## TASK STATEMENT
Please say how many lines of the listing hold "chart", with no other words in the answer.

● ● ● ●

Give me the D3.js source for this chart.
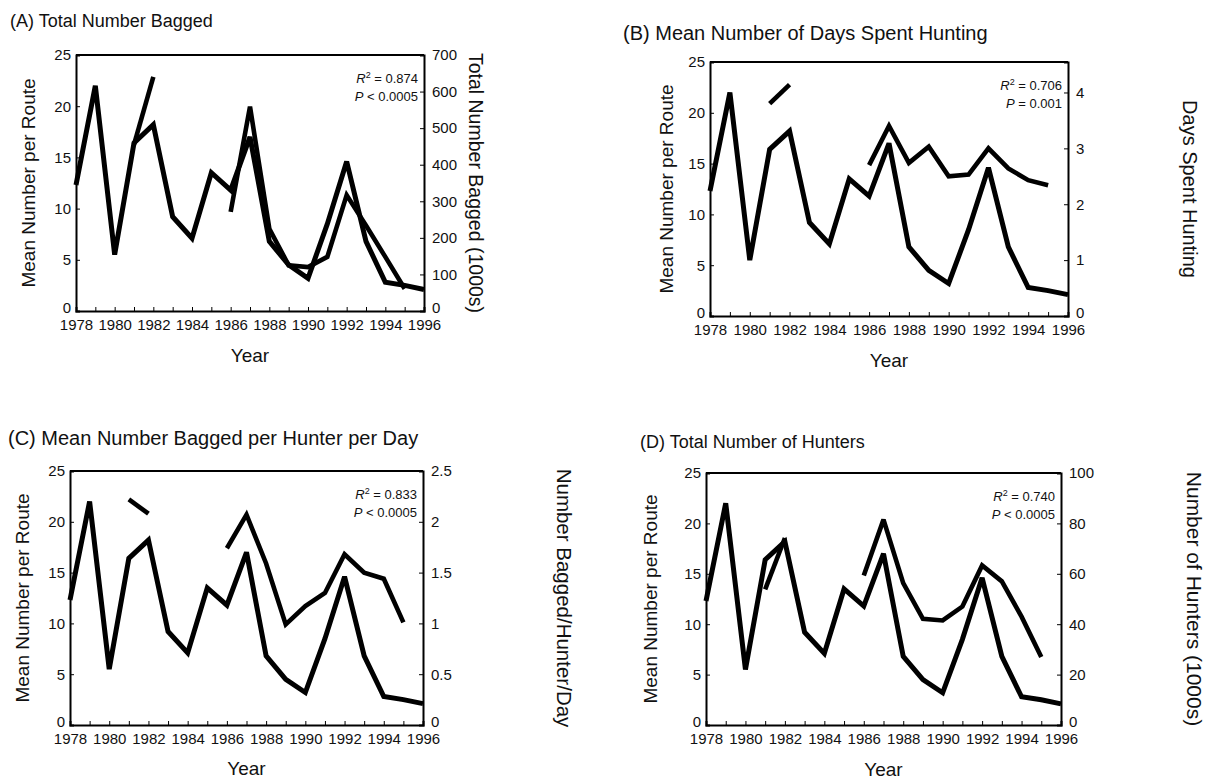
<!DOCTYPE html>
<html>
<head>
<meta charset="utf-8">
<script src="https://cdn.jsdelivr.net/npm/d3@7"></script>
<style>
  html, body { margin: 0; padding: 0; background: #fff; overflow: hidden; }
  svg { display: block; font-family: "Liberation Sans", Arial, Helvetica, sans-serif; }
</style>
</head>
<body>
<svg id="chart" width="1206" height="781"></svg>
<script>
// ---------- data ----------
const years = [1978, 1979, 1980, 1981, 1982, 1983, 1984, 1985, 1986, 1987, 1988, 1989, 1990, 1991, 1992, 1993, 1994, 1995, 1996];
const meanPerRoute = [12.3, 22.0, 5.5, 16.4, 18.2, 9.2, 7.1, 13.5, 11.8, 17.0, 6.8, 4.5, 3.2, 8.5, 14.6, 6.8, 2.8, 2.5, 2.1];

const segYearsEarly = [1981, 1982];
const segYearsLate = [1986, 1987, 1988, 1989, 1990, 1991, 1992, 1993, 1994, 1995];

const baggedEarly = [455, 640];
const baggedLate = [271, 559, 225, 125, 120, 148, 317, 234, 148, 61];

const daysEarly = [3.80, 4.14];
const daysLate = [2.70, 3.40, 2.74, 3.03, 2.50, 2.53, 3.00, 2.64, 2.43, 2.34];

const rateEarly = [2.22, 2.08];
const rateLate = [1.74, 2.07, 1.59, 0.99, 1.17, 1.30, 1.68, 1.50, 1.44, 1.01];

const huntersEarly = [53.8, 74.2];
const huntersLate = [59.3, 81.5, 56.3, 42.1, 41.5, 47.0, 63.3, 57.0, 43.0, 27.0];

const leftTicks = [0, 5, 10, 15, 20, 25];
const rightTicksA = [0, 100, 200, 300, 400, 500, 600, 700];
const rightTicksB = [0, 1, 2, 3, 4];
const rightTicksC = [0, 0.5, 1, 1.5, 2, 2.5];
const rightTicksD = [0, 20, 40, 60, 80, 100];

const panelTitles = ["(A)  Total Number Bagged", "(B)  Mean Number of Days Spent Hunting",
                     "(C) Mean Number Bagged per Hunter per Day", "(D) Total Number of Hunters"];
const rightTitles = ["Total Number Bagged (1000s)", "Days Spent Hunting", "Number Bagged/Hunter/Day", "Number of Hunters (1000s)"];
const r2Labels = ["0.874", "0.706", "0.833", "0.740"];
const pLabels = ["< 0.0005", "= 0.001", "< 0.0005", "< 0.0005"];

// ---------- layout ----------
const panels = [
  { box: {l: 76, r: 424, t: 55, b: 311}, title: {x: 10, y: 27, size: 18}, rightMax: 700, rightTicks: rightTicksA,
    early: baggedEarly, late: baggedLate, leftTitleX: 28, rightTitleX: 476, rightTitleSize: 19.5, yearY: 362 },
  { box: {l: 710, r: 1068, t: 62, b: 316}, title: {x: 623, y: 40, size: 20}, rightMax: 25 / 5.5, rightTicks: rightTicksB,
    early: daysEarly, late: daysLate, leftTitleX: 666, rightTitleX: 1190, rightTitleSize: 20, yearY: 367 },
  { box: {l: 70, r: 423, t: 471, b: 725}, title: {x: 8, y: 445, size: 20}, rightMax: 2.5, rightTicks: rightTicksC,
    early: rateEarly, late: rateLate, leftTitleX: 22, rightTitleX: 564, rightTitleSize: 20.5, yearY: 775 },
  { box: {l: 706, r: 1061, t: 473, b: 725}, title: {x: 640, y: 448, size: 18}, rightMax: 100, rightTicks: rightTicksD,
    early: huntersEarly, late: huntersLate, leftTitleX: 650, rightTitleX: 1194, rightTitleSize: 21, yearY: 776 }
];

const svg = d3.select("#chart");

panels.forEach((p, i) => {
  const {l, r, t, b} = p.box;
  const x = d3.scaleLinear().domain([years[0], years[years.length - 1]]).range([l, r]);
  const yL = d3.scaleLinear().domain([0, 25]).range([b, t]);
  const yR = d3.scaleLinear().domain([0, p.rightMax]).range([b, t]);

  // title
  svg.append("text").attr("x", p.title.x).attr("y", p.title.y)
    .attr("font-size", p.title.size).attr("fill", "#111").text(panelTitles[i]);

  // data lines
  const meanLine = d3.line().x((d, k) => x(years[k])).y(d => yL(d));
  svg.append("path").datum(meanPerRoute).attr("d", meanLine)
    .attr("fill", "none").attr("stroke", "#000").attr("stroke-width", 5).attr("stroke-linejoin", "miter").attr("stroke-miterlimit", 3);

  const early = d3.line().x((d, k) => x(segYearsEarly[k])).y(d => yR(d));
  const late = d3.line().x((d, k) => x(segYearsLate[k])).y(d => yR(d));
  svg.append("path").datum(p.early).attr("d", early)
    .attr("fill", "none").attr("stroke", "#000").attr("stroke-width", 4.6);
  svg.append("path").datum(p.late).attr("d", late)
    .attr("fill", "none").attr("stroke", "#000").attr("stroke-width", 4.6).attr("stroke-linejoin", "miter").attr("stroke-miterlimit", 3);

  // axes
  const gx = svg.append("g").attr("transform", `translate(0,${b})`)
    .call(d3.axisBottom(x).tickValues(years).tickSize(-4).tickPadding(8)
      .tickFormat(d => (d % 2 === 0 ? String(d) : "")));
  const gl = svg.append("g").attr("transform", `translate(${l},0)`)
    .call(d3.axisLeft(yL).tickValues(leftTicks).tickSize(-4).tickPadding(5).tickFormat(d => String(d)));
  const gr = svg.append("g").attr("transform", `translate(${r},0)`)
    .call(d3.axisRight(yR).tickValues(p.rightTicks).tickSize(-4).tickPadding(8).tickFormat(d => String(d)));
  [gx, gl, gr].forEach(g => {
    g.selectAll(".domain").attr("stroke", "#000").attr("stroke-width", 2);
    g.selectAll(".tick line").attr("stroke", "#000").attr("stroke-width", 1);
    g.selectAll("text").attr("font-size", 15).attr("fill", "#111")
      .attr("font-family", "'Liberation Sans', Arial, sans-serif");
  });
  // nudge the zero labels on the vertical axes up a little so they clear the year labels
  [gl, gr].forEach(g => g.selectAll(".tick text").filter(d => d === 0).attr("dy", "0.1em"));
  // top frame
  svg.append("line").attr("x1", l).attr("x2", r).attr("y1", t).attr("y2", t)
    .attr("stroke", "#000").attr("stroke-width", 2);

  // axis titles
  svg.append("text").attr("x", (l + r) / 2).attr("y", p.yearY).attr("text-anchor", "middle")
    .attr("font-size", 19).attr("fill", "#111").text("Year");
  svg.append("text").attr("transform", `translate(${p.leftTitleX},${(t + b) / 2}) rotate(-90)`)
    .attr("text-anchor", "middle").attr("dy", "0.35em").attr("font-size", 19).attr("fill", "#111").text("Mean Number per Route");
  svg.append("text").attr("transform", `translate(${p.rightTitleX},${(t + b) / 2}) rotate(90)`)
    .attr("text-anchor", "middle").attr("dy", "0.35em").attr("font-size", p.rightTitleSize).attr("fill", "#111").text(rightTitles[i]);

  // statistics annotation
  const ann = svg.append("g").attr("font-size", 13).attr("fill", "#111");
  const t1 = ann.append("text").attr("x", r - 6).attr("y", t + 28).attr("text-anchor", "end");
  t1.append("tspan").attr("font-style", "italic").text("R");
  t1.append("tspan").attr("font-size", 9).attr("dy", -5).text("2");
  t1.append("tspan").attr("dy", 5).text(" = " + r2Labels[i]);
  const t2 = ann.append("text").attr("x", r - 6).attr("y", t + 46).attr("text-anchor", "end");
  t2.append("tspan").attr("font-style", "italic").text("P");
  t2.append("tspan").text(" " + pLabels[i]);
});
</script>
</body>
</html>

● ● ● ●

## PROBLEM SOLUTION
3